I've built the following snippet from other post examples that say doing query modification any other way is punishable by great scorn, but it's not working. I'm getting results that include non-published posts and pages which clearly shouldn't happen:
function post_conditions($where)
{
$where .= "AND post_content NOT LIKE '%::exclude tag::%'";
return $where;
}
add_filter('posts_where','post_conditions');
function mysearch($query)
{
$query->set('post_type','post');
$query->set('post_status','publish');
$query->set('posts_per_page',20);
$query->set('paged',get_query_var('paged'));
}
add_action('pre_get_posts','mysearch');
while( have_posts() ){
the_post();
echo get_the_excerpt();
the_tags();
}
if (get_query_var('paged'))
my_paged_function();
wp_reset_query();
The get variables look like so: ?s=mysearchterm&submit=+GO%21+
On my blog template, I'm using the verbotten query_posts() function to achieve the same effect and it works perfectly.
I don't know what's going wrong.
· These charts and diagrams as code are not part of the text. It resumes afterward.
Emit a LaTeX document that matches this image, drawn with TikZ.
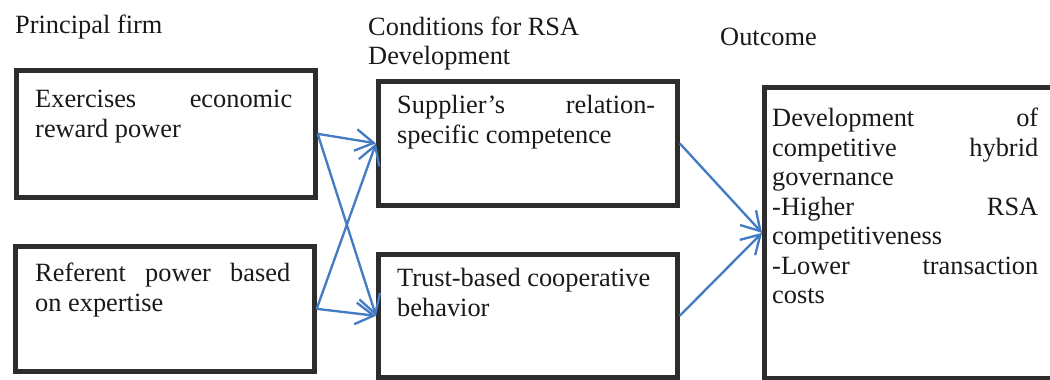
\documentclass[tikz,border=0pt]{standalone}
\usepackage{fontspec}
\setmainfont{Liberation Serif}
\usetikzlibrary{positioning,arrows.meta}

\definecolor{linkblue}{RGB}{68,124,196}
\definecolor{framegray}{RGB}{45,45,45}
\newcommand{\figfont}{\fontsize{22.5}{25.2}\selectfont}
% a line spread out to a given width
\newcommand{\spread}[2]{\makebox[#1][s]{#2}}

\begin{document}
\begin{tikzpicture}[
    every node/.style={align=left, inner sep=0pt, font=\figfont, text=black!90},
    box/.style={draw=framegray, line width=4pt, anchor=north west},
    linkarrow/.style={draw=linkblue, line width=2pt, -{Straight Barb[length=0.55cm,width=0.65cm]}}]
    \useasboundingbox (0,0) rectangle (31.5,11.37);

    % column headings
    \node[anchor=north west] (hfirm) at (0.45,10.93) {Principal firm};
    \node[anchor=north west] (hcond) at (11.04,10.88) {Conditions for RSA\\Development};
    \node[anchor=north west] (hout) at (21.6,10.55) {Outcome};

    % frames
    \node[box, minimum width=8.97cm, minimum height=3.81cm] (reward) at (0.42,9.33) {};
    \node[box, minimum width=8.97cm, minimum height=3.75cm] (referent) at (0.39,4.05) {};
    \node[box, minimum width=8.97cm, minimum height=3.72cm] (supplier) at (11.28,9.0) {};
    \node[box, minimum width=8.97cm, minimum height=3.69cm] (trust) at (11.28,3.81) {};
    \node[box, minimum width=9.5cm, minimum height=8.73cm] (outcome) at (22.86,8.82) {};

    % texts in the frames
    \node[below right=0.66cm and 0.63cm of reward.north west] (rewardtext)
        {\spread{7.71cm}{Exercises\hfill economic}\\reward power};
    \node[below right=0.57cm and 0.66cm of referent.north west] (referenttext)
        {\spread{7.65cm}{Referent\hfill power\hfill based}\\on expertise};
    \node[below right=0.48cm and 0.63cm of supplier.north west] (suppliertext)
        {\spread{7.74cm}{Supplier's\hfill relation-}\\specific competence};
    \node[below right=0.48cm and 0.63cm of trust.north west] (trusttext)
        {Trust-based cooperative\\behavior};
    \node[below right=0.69cm and 0.3cm of outcome.north west] (outcometext)
        {\spread{7.98cm}{Development\hfill of}\\\spread{7.98cm}{competitive\hfill hybrid}\\governance\\
         \spread{7.98cm}{-Higher\hfill RSA}\\competitiveness\\\spread{7.98cm}{-Lower\hfill transaction}\\costs};

    % links
    \draw[linkarrow] (reward.east) -- (supplier.west);
    \draw[linkarrow] (reward.east) -- (trust.west);
    \draw[linkarrow] (referent.east) -- (supplier.west);
    \draw[linkarrow] (referent.east) -- (trust.west);
    \draw[linkarrow] (supplier.east) -- (outcome.west);
    \draw[linkarrow] (trust.east) -- (outcome.west);
\end{tikzpicture}
\end{document}
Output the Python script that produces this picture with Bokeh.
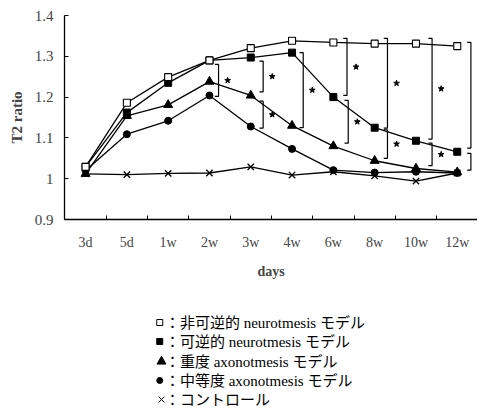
from bokeh.plotting import figure
from bokeh.models import FixedTicker, Range1d
from bokeh.layouts import column
from bokeh.core.properties import value
from bokeh.embed import file_html
from bokeh.resources import INLINE

categories = ["3d", "5d", "1w", "2w", "3w", "4w", "6w", "8w", "10w", "12w"]
irreversible = [1.029, 1.186, 1.249, 1.290, 1.320, 1.338, 1.334, 1.331, 1.331, 1.325]
reversible = [1.029, 1.162, 1.235, 1.290, 1.297, 1.309, 1.200, 1.125, 1.093, 1.066]
severe = [1.012, 1.154, 1.181, 1.238, 1.204, 1.130, 1.080, 1.044, 1.025, 1.016]
moderate = [1.020, 1.109, 1.142, 1.204, 1.128, 1.073, 1.021, 1.015, 1.017, 1.014]
control = [1.012, 1.010, 1.013, 1.014, 1.029, 1.009, 1.017, 1.007, 0.994, 1.014]

y_ticks = [0.9, 1.0, 1.1, 1.2, 1.3, 1.4]
y_tick_labels = ["0.9", "1", "1.1", "1.2", "1.3", "1.4"]

# significance brackets: category, upper value, lower value
bracket_cat = ["2w", "3w", "3w", "4w", "6w", "6w", "8w", "8w", "10w", "10w", "12w", "12w"]
bracket_top = [1.280, 1.288, 1.190, 1.309, 1.344, 1.192, 1.344, 1.120, 1.344, 1.087, 1.334, 1.062]
bracket_bot = [1.202, 1.213, 1.124, 1.125, 1.204, 1.087, 1.124, 1.050, 1.097, 1.032, 1.075, 1.021]
bracket_dx = [0.22, 0.30, 0.30, 0.27, 0.33, 0.36, 0.31, 0.31, 0.39, 0.39, 0.33, 0.33]

legend_texts = [
    "：非可逆的 neurotmesis モデル",
    "：可逆的 neurotmesis モデル",
    "：重度 axonotmesis モデル",
    "：中等度 axonotmesis モデル",
    "：コントロール",
]

SERIF = "Liberation Serif"
MIXED = "Liberation Serif, Noto Sans CJK JP"
idx = list(range(len(categories)))

W = 477
H1, H2 = 290, 119
p = figure(width=W, height=H1, output_backend="svg", toolbar_location=None,
           x_range=Range1d(-0.51, 9.49), y_range=Range1d(0.9, 1.4),
           min_border_left=64, min_border_right=0, min_border_top=15,
           min_border_bottom=H1 - 15 - 204)
p.outline_line_color = None
p.grid.visible = False

xa = p.xaxis[0]
xa.ticker = FixedTicker(ticks=idx, minor_ticks=[i + 0.5 for i in idx[:-1]])
xa.major_label_overrides = {i: c for i, c in zip(idx, categories)}
xa.major_tick_in = 0
xa.major_tick_out = 0
xa.minor_tick_in = 4
xa.minor_tick_out = 0
xa.major_label_standoff = 15
xa.major_label_text_font = SERIF
xa.major_label_text_font_size = "14px"
xa.axis_label = "days"
xa.axis_label_text_font = SERIF
xa.axis_label_text_font_style = "bold"
xa.axis_label_text_font_size = "14px"
xa.axis_label_standoff = 11
xa.axis_line_width = 1.3

ya = p.yaxis[0]
ya.ticker = FixedTicker(ticks=y_ticks, minor_ticks=[])
ya.major_label_overrides = {t: l for t, l in zip(y_ticks, y_tick_labels)}
ya.major_tick_in = 4
ya.major_tick_out = 0
ya.minor_tick_in = 0
ya.minor_tick_out = 0
ya.major_label_standoff = 11
ya.major_label_text_font = SERIF
ya.major_label_text_font_size = "15px"
ya.axis_label = "T2 ratio"
ya.axis_label_text_font = SERIF
ya.axis_label_text_font_style = "bold"
ya.axis_label_text_font_size = "15px"
ya.axis_label_standoff = 7
ya.axis_line_width = 1.3

lw = 1.3
for vals in [control, moderate, severe, reversible, irreversible]:
    p.line(idx, vals, line_color="black", line_width=lw)

p.scatter(idx, control, marker="x", size=9, line_color="black", line_width=1.3)
p.scatter(idx, moderate, marker="circle", size=7, fill_color="black", line_color="black")
p.scatter(idx, severe, marker="triangle", size=9, fill_color="black", line_color="black")
p.scatter(idx, reversible, marker="square", size=7, fill_color="black", line_color="black")
p.scatter(idx, irreversible, marker="square", size=7, fill_color="white",
          line_color="black", line_width=1.1)

# brackets
tick = 0.09
xs, ys, sx, sy = [], [], [], []
for c, t, b, dx in zip(bracket_cat, bracket_top, bracket_bot, bracket_dx):
    x = categories.index(c) + dx
    xs.append([x - tick, x, x, x - tick])
    ys.append([t, t, b, b])
    sx.append(x + 0.22)
    sy.append((t + b) / 2)
p.multi_line(xs, ys, line_color="black", line_width=1.2)
p.scatter(sx, sy, marker="star", size=6, fill_color="black", line_color="black")

# legend panel below (pixel-like coordinates, y downward)
p2 = figure(width=W, height=H2, output_backend="svg", toolbar_location=None,
            x_range=Range1d(0, W), y_range=Range1d(H2, 0), min_border=0,
            x_axis_type=None, y_axis_type=None)
p2.outline_line_color = None
p2.grid.visible = False

row_y = [32, 51, 71, 90, 109]
lg_markers = ["square", "square", "triangle", "circle", "x"]
lg_fill = ["white", "black", "black", "black", "black"]
lg_size = [6, 6, 9, 6, 8]
lg_x = [110, 110, 112, 110, 112]
for t, y, m, f, s, mx in zip(legend_texts, row_y, lg_markers, lg_fill, lg_size, lg_x):
    p2.scatter([mx], [y], marker=m, size=s, fill_color=f, line_color="black", line_width=1)
    p2.text([116], [y], text=[t], text_font=value(MIXED), text_font_size="15px",
            text_baseline="middle", text_align="left", text_color="black")

open("out.html", "w").write(file_html(column(p, p2, spacing=0), INLINE))
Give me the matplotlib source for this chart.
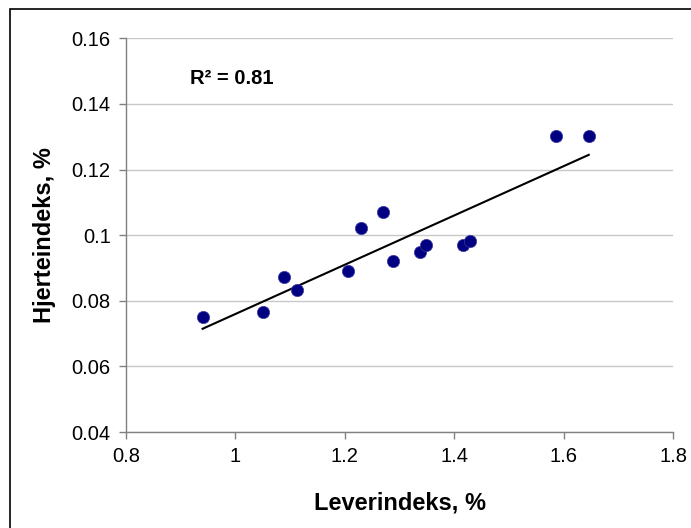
import numpy as np
import matplotlib.pyplot as plt
from matplotlib.patches import Rectangle

# lever index vs heart index
lever = [0.940, 1.051, 1.088, 1.112, 1.205, 1.230, 1.269, 1.289,
         1.338, 1.348, 1.416, 1.429, 1.587, 1.646]
hjerte = [0.0750, 0.0767, 0.0871, 0.0832, 0.0890, 0.1022, 0.1071, 0.0922,
          0.0950, 0.0970, 0.0970, 0.0981, 0.1302, 0.1302]
r2_label = "R² = 0.81"
x_ticks = [0.8, 1, 1.2, 1.4, 1.6, 1.8]
y_ticks = [0.04, 0.06, 0.08, 0.1, 0.12, 0.14, 0.16]

plt.rcParams['font.family'] = ['Liberation Sans', 'DejaVu Sans']

W, H = 691, 528
fig = plt.figure(figsize=(W / 100, H / 100), dpi=100)

# frame round the chart (only left/top edges fall inside the image)
fig.patches.append(Rectangle((10 / W, 0 - 0.05), 1.1, 1 - 9 / H + 0.05,
                             transform=fig.transFigure, fill=False,
                             edgecolor="black", linewidth=1.2))

ax = fig.add_axes([126 / W, 1 - 432 / H, (673 - 126) / W, (432 - 38.3) / H])

ax.scatter(lever, hjerte, s=78, color="#000080", edgecolors="#3a3aa0",
           linewidths=0.5, zorder=3)

# linear trendline
k, m = np.polyfit(lever, hjerte, 1)
xs = np.array([min(lever), max(lever)])
ax.plot(xs, k * xs + m, color="black", linewidth=1.5, zorder=2)

ax.set_xlim(0.8, 1.8)
ax.set_ylim(0.04, 0.16)
ax.set_xticks(x_ticks)
ax.set_yticks(y_ticks)
ax.set_xticklabels([f"{t:g}" for t in x_ticks])
ax.set_yticklabels([f"{t:g}" for t in y_ticks])

ax.yaxis.grid(True, color="#c8c8c8", linewidth=1)
ax.set_axisbelow(True)
for side in ["top", "right"]:
    ax.spines[side].set_visible(False)
for side in ["left", "bottom"]:
    ax.spines[side].set_color("#808080")
    ax.spines[side].set_linewidth(1)
ax.tick_params(direction="out", length=5, width=1, color="#808080",
               labelsize=14.5, pad=6)

ax.set_xlabel("Leverindeks, %", fontsize=17, fontweight="bold", labelpad=18)
ax.set_ylabel("Hjerteindeks, %", fontsize=17, fontweight="bold", labelpad=11)

fig.text(190 / W, 1 - 79 / H, r2_label, fontsize=14.5, fontweight="bold",
         va="center", ha="left")

fig.savefig("out.png", dpi=100)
Any ideas?
Since this code lives in your template, it's not firing in time to catch the pre_get_posts
hook. By the time the template is chosen / running, wp_query is done setting up, and pre_get_posts
is over.
You need to move this functionality into your functions.php
files, and try and use some other means by which to determine if you want to change the query. There's lots of information available to you - including if it's an archive, a single page, a single post, the post id, and more - hopefully with that information, you can determine if you want to modify the query.